La cour énonce d’abord que « il n’est pas soutenu, ni a fortiori établi, que les conditions posées par l’article L. 1224-1 du code du travail […] auraient été réunies en l’espèce ». Elle rappelle, ensuite, le mécanisme de l’annexe VI de la convention collective du personnel au sol, dont l’article 2.1 prévoit que « lorsque la prestation […] correspond au périmètre de l’activité […] et que la prestation est effectuée par des personnels uniquement dédiés […], les contrats de travail de ces personnels sont transférables sous réserve que les salariés soient affectés […] depuis au moins 4 mois […]. Il appartient à l’entreprise sortante de vérifier que ces conditions sont remplies ». Elle retient, enfin, que le liquidateur a transmis des listes et informations inadaptées, sans mise en œuvre complète des garanties, causant une perte de chance d’examen du transfert. Sur le terrain procédural, la cour déclare irrecevables des interventions forcées en appel, au visa de l’article 555 du code de procédure civile, faute d’« élément nouveau de fait ou de droit […] de nature à transformer l’issue du procès ». Elle confirme le jugement, rejette les demandes dirigées contre les entreprises entrantes, fixe l’indemnité au passif et ajoute des frais irrépétibles.

I) Le cadre du transfert conventionnel réaffirmé et précisé

A) Les conditions matérielles et la charge de vérification imposées à l’entreprise sortante
La Cour d’appel de Paris rétablit d’abord la hiérarchie des sources. L’article L. 1224-1 demeurant inapplicable, seul le régime conventionnel TAPS gouverne la succession d’entreprises sur le marché. Le texte cite l’article 2.1, qui « organise le transfert des salariés en cas de succession d’entreprises […] lorsque ce transfert n’est pas de droit » et lie la transférabilité à l’affectation, aux quatre mois, et aux habilitations requises. La décision insiste sur la charge probatoire et procédurale placée sur la sortante, laquelle doit authentifier l’affectation, réunir les pièces, et assurer l’interface loyale avec les entrantes.

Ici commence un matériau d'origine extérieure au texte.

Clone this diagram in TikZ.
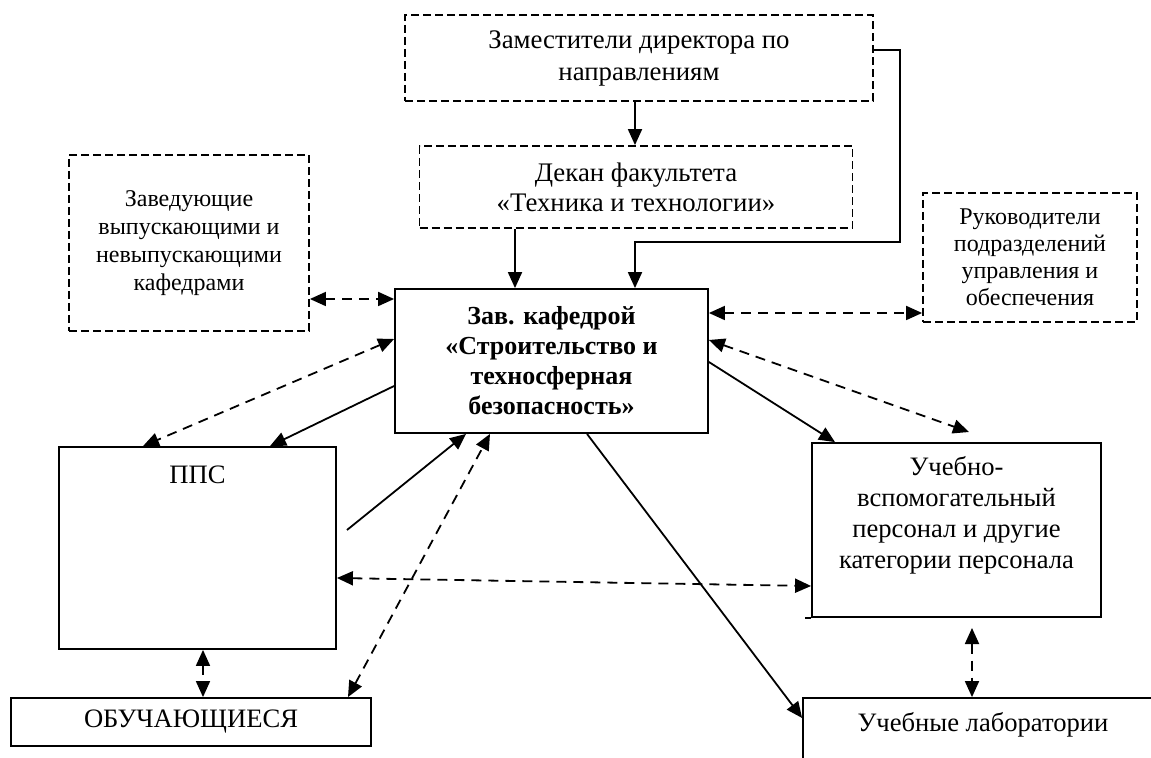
\documentclass[tikz,border=0pt]{standalone}
\usepackage{fontspec}
\setmainfont{Liberation Serif}
\usetikzlibrary{arrows.meta}

\tikzset{
    box/.style    = {draw, line width = 0.9pt, inner sep = 0pt, align = center},
    dbox/.style   = {box, dash pattern = on 4pt off 2pt},
    tip/.tip      = {Triangle[length = 8pt, width = 7pt]},
    arr/.style    = {line width = 0.9pt, -tip},
    darr/.style   = {line width = 0.9pt, dash pattern = on 5pt off 3.5pt, tip-tip},
    fzam/.style   = {font = \fontsize{13.4}{16}\selectfont},
    fdek/.style   = {font = \fontsize{13.4}{15}\selectfont},
    fsm/.style    = {font = \fontsize{12}{14}\selectfont},
    fruk/.style   = {font = \fontsize{12}{13.5}\selectfont},
    fhead/.style  = {font = \fontsize{13}{15}\bfseries\selectfont},
    fbig/.style   = {font = \fontsize{13.3}{15.5}\selectfont, align = center},
}

\begin{document}
\begin{tikzpicture}[x = 0.5pt, y = -0.5pt]

% marco
\useasboundingbox (0,0) rectangle (1151,758);
\clip (0,0) rectangle (1151,758);

% bloques superiores
\node[dbox, fzam, minimum width = 234pt, minimum height = 43pt]
    (zam) at (639,58) {Заместители директора по\\направлениям};
\node[dbox, fdek, minimum width = 216.5pt, minimum height = 41pt]
    (dekan) at (636,187) {Декан факультета\\«Техника и технологии»};
\node[dbox, fsm, minimum width = 120pt, minimum height = 88pt]
    (zav) at (189,243) {Заведующие\\выпускающими и\\невыпускающими\\кафедрами};
\node[dbox, fruk, minimum width = 107pt, minimum height = 64.5pt]
    (ruk) at (1030,257.5) {Руководители\\подразделений\\управления и\\обеспечения};

% bloque central
\node[box, fhead, minimum width = 156.5pt, minimum height = 72pt]
    (head) at (551.5,361) {Зав. кафедрой\\«Строительство и\\техносферная\\безопасность»};

% bloques inferiores
\node[box, minimum width = 138.5pt, minimum height = 101pt,
      label = {[fbig, yshift = 36.5pt]center:ППС}]
    (pps) at (197.5,548) {};
\node[box, fbig, minimum width = 180pt, minimum height = 24pt]
    (obuch) at (191,722) {ОБУЧАЮЩИЕСЯ};
\node[box, minimum width = 144.5pt, minimum height = 87pt,
      label = {[fbig, yshift = 7.25pt]center:{Учебно-\\вспомогательный\\персонал и другие\\категории персонала}}]
    (uvp) at (956.5,530) {};
\draw[line width = 0.9pt] (uvp.south west) -- ++(-6,0);
\node[box, minimum width = 183.5pt, minimum height = 46pt,
      label = {[fbig, xshift = -1.75pt, yshift = 9.5pt]center:Учебные лаборатории}]
    (lab) at (986.5,744) {};

% puntos auxiliares
\coordinate (bend)   at (900,242);
\coordinate (ppsout) at (347,530);
\coordinate (uvpin)  at (969,432);
\coordinate (uvpout) at (972,628);

% flechas continuas
\draw[arr] (zam.south -| 635,0) -- (dekan.north -| 635,0);
\draw[arr] (dekan.south -| 515,0) -- (head.north -| 515,0);
\draw[arr] (zam.east |- 0,50) -| (bend) -| (head.north -| 635,0);
\draw[arr] (head.west |- 0,386) -- (pps.north -| 270,0);
\draw[arr] (ppsout) -- (head.south -| 466,0);
\draw[arr] (head.east |- 0,362) -- (uvp.north -| 835,0);
\draw[arr] (head.south -| 587,0) -- (lab.west |- 0,718);

% flechas discontinuas
\draw[darr] (zav.east |- 0,299) -- (head.west |- 0,299);
\draw[darr] (head.east |- 0,313) -- (ruk.west |- 0,313);
\draw[darr] (head.west |- 0,339) -- (pps.north -| 143,0);
\draw[darr] (obuch.north -| 348,0) -- (head.south -| 490,0);
\draw[darr] (pps.east |- 0,578) -- (uvp.west |- 0,586);
\draw[darr] (head.east |- 0,340) -- (uvpin);
\draw[darr] (uvpout) -- (lab.north -| 972,0);
\draw[darr] (pps.south -| 203,0) -- (obuch.north -| 203,0);

\end{tikzpicture}
\end{document}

Cette exigence se double d’un processus séquencé. La cour rappelle que « la mise en œuvre de ce mécanisme suppose […] un accord préalable entre les entreprises entrante et sortante sur les effectifs requis […] puis sur l’identification des salariés affectés au marché concerné ». La convention fixe, en outre, des critères d’ordre, des modalités de répartition en cas de pluralité d’entrantes, et un recours à l’expertise en cas de désaccord. L’économie du dispositif commande ainsi que les listes opposables résultent d’un dimensionnement partagé, dûment justifié, et suivi d’une transmission complète des dossiers individuels.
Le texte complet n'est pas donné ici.